WASHINGTON — President Barack Obama held a White House meeting Saturday with the Dalai Lama, a fellow Nobel Peace laureate, hours after China called on the U.S. to rescind an invitation that could sour relations with Beijing.
The Tibetan spiritual leader has been in Washington for an 11-day Buddhist ritual. Thousands of expatriate Tibetans joined a 76th birthday celebration Wednesday for the Dalai Lama, who’s just relinquished leadership of Tibet’s government-in-exile.
The White House said the 45-minute private session in the Map Room showed Obama’s support for preserving Tibet’s culture and protecting human rights, as well reaffirming his belief that Chinese government should engage with representatives of the Dalai Lama to resolve their differences.
A Chinese crackdown led the Dalai Lama to flee into exile in India in 1959. China says he’s welcome to return if he drops his separatist activities, accepts Tibet as an inalienable part of China and recognizes Taiwan as a province of China.
Hours before the Dalai Lama’s arrival, the Chinese Foreign Ministry urged the White House to cancel the visit.

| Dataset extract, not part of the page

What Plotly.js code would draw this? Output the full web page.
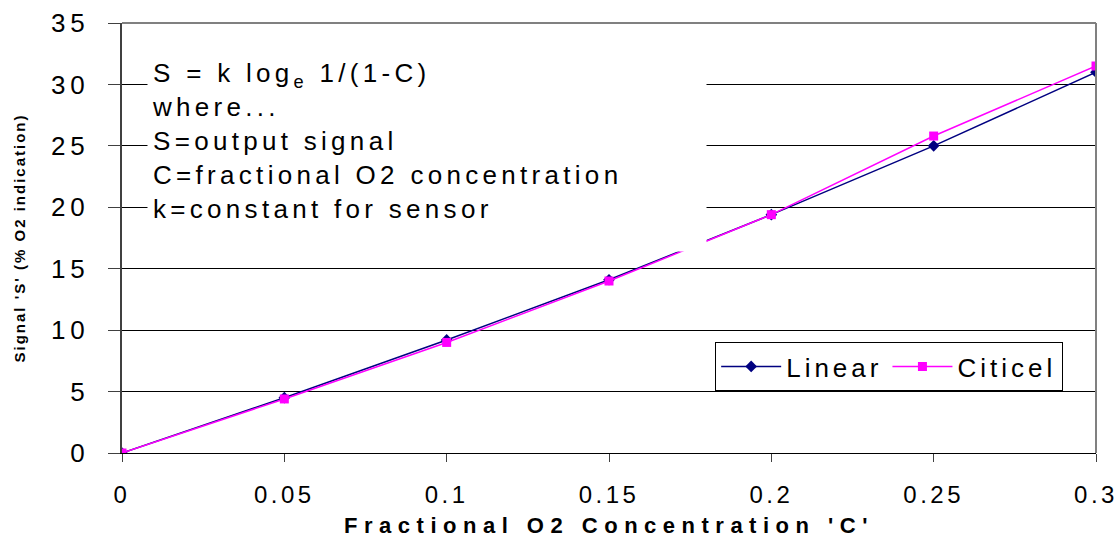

“We firmly oppose any foreign official to meet with the Dalai Lama in any form,” Foreign Ministry spokesman Hong Lei said in a statement posted on the ministry’s website.
“We request the U.S. side to honor its serious commitment that recognizes Tibet as part of China and opposes Tibet independence,” Hong said.
The White House kept the meeting low-key, closing it from the news media. It chose the Map Room for the visit instead of the Oval Office, which is reserved for visiting heads of state.
The visit comes less than 10 days before U.S. Secretary of State Hillary Rodham Clinton is expected to visit the southern Chinese city of Shenzhen. Vice President Joseph Biden is also scheduled to visit China this summer, followed by a trip to Washington by his Chinese counterpart, Xi Jinping.